-- The problem --
Exactly as written, set down the lines from the top of the entries through the line bearing "width=177pt, minimum height=64pt]", with every picture left out.

-- Source material --
* BEGIN *
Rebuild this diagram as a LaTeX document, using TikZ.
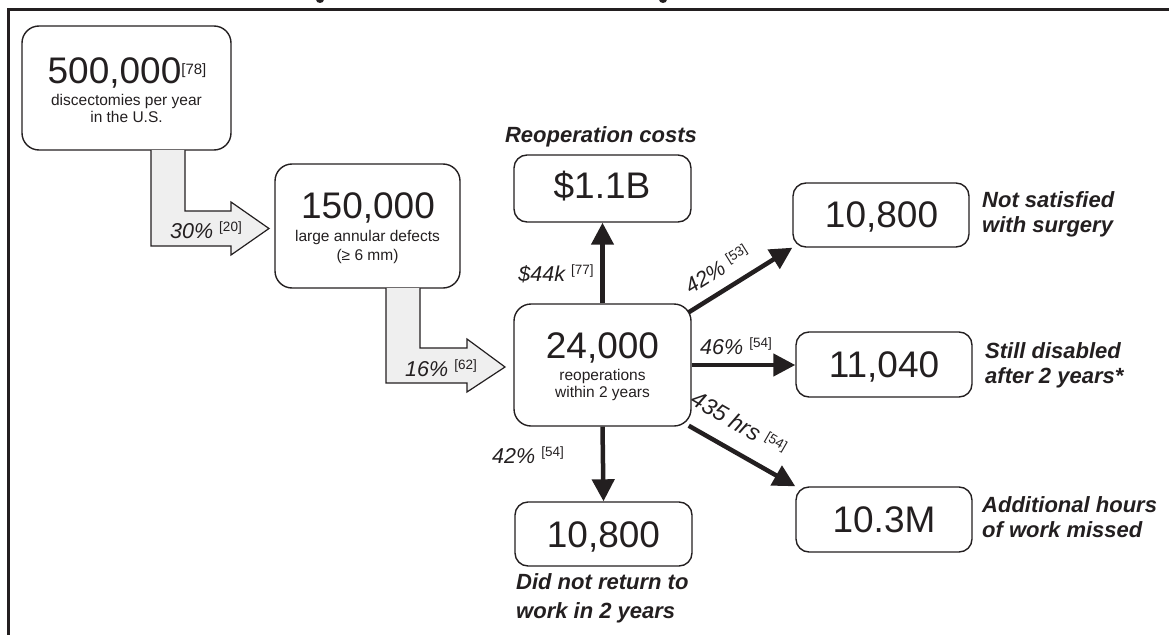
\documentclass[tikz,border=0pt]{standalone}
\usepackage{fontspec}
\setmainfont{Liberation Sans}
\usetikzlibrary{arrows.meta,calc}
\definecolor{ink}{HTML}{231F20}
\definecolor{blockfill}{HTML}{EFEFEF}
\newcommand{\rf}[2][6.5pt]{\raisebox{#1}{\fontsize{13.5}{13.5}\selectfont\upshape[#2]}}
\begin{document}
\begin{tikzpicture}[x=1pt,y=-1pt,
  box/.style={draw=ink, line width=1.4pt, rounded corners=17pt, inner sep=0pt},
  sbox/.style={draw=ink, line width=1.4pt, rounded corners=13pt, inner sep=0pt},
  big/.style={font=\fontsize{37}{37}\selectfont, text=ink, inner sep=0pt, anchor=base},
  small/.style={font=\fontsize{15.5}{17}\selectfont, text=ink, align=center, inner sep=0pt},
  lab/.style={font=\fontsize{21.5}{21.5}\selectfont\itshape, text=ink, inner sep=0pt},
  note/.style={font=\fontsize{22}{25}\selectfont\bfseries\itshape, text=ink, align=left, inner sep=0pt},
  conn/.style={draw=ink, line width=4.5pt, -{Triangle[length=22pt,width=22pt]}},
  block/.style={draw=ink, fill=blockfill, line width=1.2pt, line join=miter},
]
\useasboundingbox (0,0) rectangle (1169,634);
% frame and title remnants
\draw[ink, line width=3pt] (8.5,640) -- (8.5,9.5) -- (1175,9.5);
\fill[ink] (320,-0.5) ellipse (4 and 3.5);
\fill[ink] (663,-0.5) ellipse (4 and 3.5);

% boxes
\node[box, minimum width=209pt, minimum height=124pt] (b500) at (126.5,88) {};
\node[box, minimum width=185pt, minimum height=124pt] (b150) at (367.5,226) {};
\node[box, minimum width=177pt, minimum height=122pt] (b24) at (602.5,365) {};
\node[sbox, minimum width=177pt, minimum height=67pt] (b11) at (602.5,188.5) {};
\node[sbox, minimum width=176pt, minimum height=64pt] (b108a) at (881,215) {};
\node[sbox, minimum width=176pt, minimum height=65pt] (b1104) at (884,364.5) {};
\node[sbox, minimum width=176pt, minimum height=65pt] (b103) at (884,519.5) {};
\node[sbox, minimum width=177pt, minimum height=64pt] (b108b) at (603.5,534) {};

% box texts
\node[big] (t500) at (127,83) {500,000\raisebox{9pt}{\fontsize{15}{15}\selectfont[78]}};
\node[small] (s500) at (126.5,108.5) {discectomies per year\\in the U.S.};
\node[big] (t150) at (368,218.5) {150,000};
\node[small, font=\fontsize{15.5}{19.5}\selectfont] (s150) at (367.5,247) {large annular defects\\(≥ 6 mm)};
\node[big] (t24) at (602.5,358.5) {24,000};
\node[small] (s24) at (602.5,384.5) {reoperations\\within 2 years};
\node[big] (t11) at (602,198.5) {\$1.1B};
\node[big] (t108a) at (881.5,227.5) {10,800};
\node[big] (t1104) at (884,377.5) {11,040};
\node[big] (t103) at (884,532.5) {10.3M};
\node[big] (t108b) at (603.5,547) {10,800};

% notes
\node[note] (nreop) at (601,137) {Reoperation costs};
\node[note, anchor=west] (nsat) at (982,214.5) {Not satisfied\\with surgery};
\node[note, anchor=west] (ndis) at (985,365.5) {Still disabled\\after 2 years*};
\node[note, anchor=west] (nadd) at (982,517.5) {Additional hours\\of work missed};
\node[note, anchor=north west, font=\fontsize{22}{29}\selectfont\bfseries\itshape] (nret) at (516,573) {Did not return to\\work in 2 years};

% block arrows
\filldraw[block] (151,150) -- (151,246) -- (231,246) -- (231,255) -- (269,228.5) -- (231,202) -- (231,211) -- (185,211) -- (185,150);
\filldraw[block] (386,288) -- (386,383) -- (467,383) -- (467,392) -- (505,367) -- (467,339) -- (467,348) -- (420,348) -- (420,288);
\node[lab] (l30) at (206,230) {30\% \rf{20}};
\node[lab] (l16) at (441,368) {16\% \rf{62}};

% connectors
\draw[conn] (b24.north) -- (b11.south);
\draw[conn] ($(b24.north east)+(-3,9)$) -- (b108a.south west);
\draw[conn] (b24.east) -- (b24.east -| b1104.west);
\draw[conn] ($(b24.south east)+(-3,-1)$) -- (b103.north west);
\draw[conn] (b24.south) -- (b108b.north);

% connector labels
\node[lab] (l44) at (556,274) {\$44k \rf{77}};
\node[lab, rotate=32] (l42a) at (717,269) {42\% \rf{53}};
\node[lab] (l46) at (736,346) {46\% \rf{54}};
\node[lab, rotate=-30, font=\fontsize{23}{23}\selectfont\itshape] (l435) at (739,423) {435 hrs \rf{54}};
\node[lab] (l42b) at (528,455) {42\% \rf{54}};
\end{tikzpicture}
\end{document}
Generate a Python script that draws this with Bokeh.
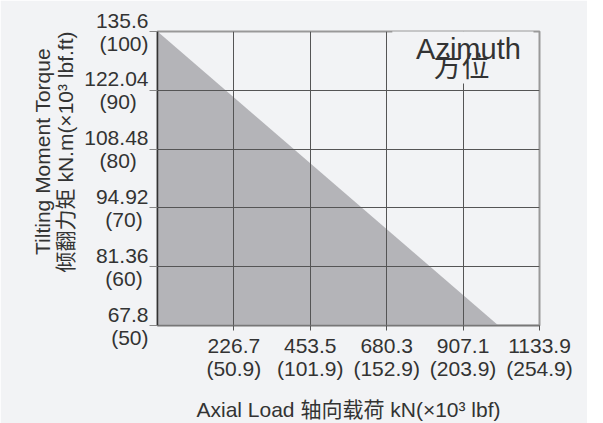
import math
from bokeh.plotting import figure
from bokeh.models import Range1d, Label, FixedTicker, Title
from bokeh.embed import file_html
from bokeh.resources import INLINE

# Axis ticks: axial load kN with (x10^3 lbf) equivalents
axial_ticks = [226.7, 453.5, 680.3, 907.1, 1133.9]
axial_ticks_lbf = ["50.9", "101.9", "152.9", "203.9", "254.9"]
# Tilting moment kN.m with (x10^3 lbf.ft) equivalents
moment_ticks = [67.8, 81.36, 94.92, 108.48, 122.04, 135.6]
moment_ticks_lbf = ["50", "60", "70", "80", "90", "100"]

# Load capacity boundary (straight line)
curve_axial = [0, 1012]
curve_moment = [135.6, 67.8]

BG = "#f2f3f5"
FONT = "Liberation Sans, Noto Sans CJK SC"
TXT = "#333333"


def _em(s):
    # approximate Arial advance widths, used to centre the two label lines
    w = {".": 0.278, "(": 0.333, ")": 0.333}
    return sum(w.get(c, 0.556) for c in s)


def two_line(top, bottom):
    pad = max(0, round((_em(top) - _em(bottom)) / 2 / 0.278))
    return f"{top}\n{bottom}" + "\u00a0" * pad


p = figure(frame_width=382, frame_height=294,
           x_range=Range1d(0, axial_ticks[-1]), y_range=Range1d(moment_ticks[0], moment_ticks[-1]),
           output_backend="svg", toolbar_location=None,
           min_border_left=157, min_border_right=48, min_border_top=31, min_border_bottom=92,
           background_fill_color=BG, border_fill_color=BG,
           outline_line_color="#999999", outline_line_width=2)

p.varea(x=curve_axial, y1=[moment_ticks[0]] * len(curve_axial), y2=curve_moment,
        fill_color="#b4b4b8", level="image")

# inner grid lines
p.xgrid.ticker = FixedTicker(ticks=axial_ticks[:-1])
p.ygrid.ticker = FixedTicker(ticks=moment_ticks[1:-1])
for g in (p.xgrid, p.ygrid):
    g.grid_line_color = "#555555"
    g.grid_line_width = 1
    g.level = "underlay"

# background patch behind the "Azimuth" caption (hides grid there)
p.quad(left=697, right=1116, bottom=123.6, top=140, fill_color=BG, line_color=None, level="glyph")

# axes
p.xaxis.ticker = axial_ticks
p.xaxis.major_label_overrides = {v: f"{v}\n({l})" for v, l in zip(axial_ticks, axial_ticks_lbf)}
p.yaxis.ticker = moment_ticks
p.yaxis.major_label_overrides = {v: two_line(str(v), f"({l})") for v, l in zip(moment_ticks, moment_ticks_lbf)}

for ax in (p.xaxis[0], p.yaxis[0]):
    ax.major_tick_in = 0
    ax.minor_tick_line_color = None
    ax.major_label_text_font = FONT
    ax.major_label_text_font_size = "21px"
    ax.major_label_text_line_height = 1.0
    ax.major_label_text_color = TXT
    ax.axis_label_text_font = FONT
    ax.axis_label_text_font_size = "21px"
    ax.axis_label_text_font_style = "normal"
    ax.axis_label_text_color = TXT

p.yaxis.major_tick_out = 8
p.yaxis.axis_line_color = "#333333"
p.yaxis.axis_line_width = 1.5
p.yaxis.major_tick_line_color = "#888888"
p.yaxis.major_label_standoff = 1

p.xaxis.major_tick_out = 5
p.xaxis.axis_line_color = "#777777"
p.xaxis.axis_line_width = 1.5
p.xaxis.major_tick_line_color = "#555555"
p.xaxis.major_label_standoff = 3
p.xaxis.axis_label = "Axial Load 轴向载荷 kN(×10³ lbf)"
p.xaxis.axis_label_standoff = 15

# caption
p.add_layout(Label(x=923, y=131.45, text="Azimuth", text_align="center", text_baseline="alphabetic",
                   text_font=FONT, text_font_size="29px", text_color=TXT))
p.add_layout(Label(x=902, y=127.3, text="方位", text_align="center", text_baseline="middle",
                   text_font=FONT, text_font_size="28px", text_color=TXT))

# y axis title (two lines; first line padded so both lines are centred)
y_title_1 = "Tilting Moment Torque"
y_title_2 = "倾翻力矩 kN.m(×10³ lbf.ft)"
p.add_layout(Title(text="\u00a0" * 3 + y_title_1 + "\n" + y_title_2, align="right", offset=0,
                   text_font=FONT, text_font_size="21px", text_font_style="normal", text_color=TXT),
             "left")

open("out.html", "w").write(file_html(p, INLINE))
* END *
-- Full output --
Rebuild this diagram as a LaTeX document, using TikZ.
\documentclass[tikz,border=0pt]{standalone}
\usepackage{fontspec}
\setmainfont{Liberation Sans}
\usetikzlibrary{arrows.meta,calc}
\definecolor{ink}{HTML}{231F20}
\definecolor{blockfill}{HTML}{EFEFEF}
\newcommand{\rf}[2][6.5pt]{\raisebox{#1}{\fontsize{13.5}{13.5}\selectfont\upshape[#2]}}
\begin{document}
\begin{tikzpicture}[x=1pt,y=-1pt,
  box/.style={draw=ink, line width=1.4pt, rounded corners=17pt, inner sep=0pt},
  sbox/.style={draw=ink, line width=1.4pt, rounded corners=13pt, inner sep=0pt},
  big/.style={font=\fontsize{37}{37}\selectfont, text=ink, inner sep=0pt, anchor=base},
  small/.style={font=\fontsize{15.5}{17}\selectfont, text=ink, align=center, inner sep=0pt},
  lab/.style={font=\fontsize{21.5}{21.5}\selectfont\itshape, text=ink, inner sep=0pt},
  note/.style={font=\fontsize{22}{25}\selectfont\bfseries\itshape, text=ink, align=left, inner sep=0pt},
  conn/.style={draw=ink, line width=4.5pt, -{Triangle[length=22pt,width=22pt]}},
  block/.style={draw=ink, fill=blockfill, line width=1.2pt, line join=miter},
]
\useasboundingbox (0,0) rectangle (1169,634);
% frame and title remnants
\draw[ink, line width=3pt] (8.5,640) -- (8.5,9.5) -- (1175,9.5);
\fill[ink] (320,-0.5) ellipse (4 and 3.5);
\fill[ink] (663,-0.5) ellipse (4 and 3.5);

% boxes
\node[box, minimum width=209pt, minimum height=124pt] (b500) at (126.5,88) {};
\node[box, minimum width=185pt, minimum height=124pt] (b150) at (367.5,226) {};
\node[box, minimum width=177pt, minimum height=122pt] (b24) at (602.5,365) {};
\node[sbox, minimum width=177pt, minimum height=67pt] (b11) at (602.5,188.5) {};
\node[sbox, minimum width=176pt, minimum height=64pt] (b108a) at (881,215) {};
\node[sbox, minimum width=176pt, minimum height=65pt] (b1104) at (884,364.5) {};
\node[sbox, minimum width=176pt, minimum height=65pt] (b103) at (884,519.5) {};
\node[sbox, minimum width=177pt, minimum height=64pt] (b108b) at (603.5,534) {};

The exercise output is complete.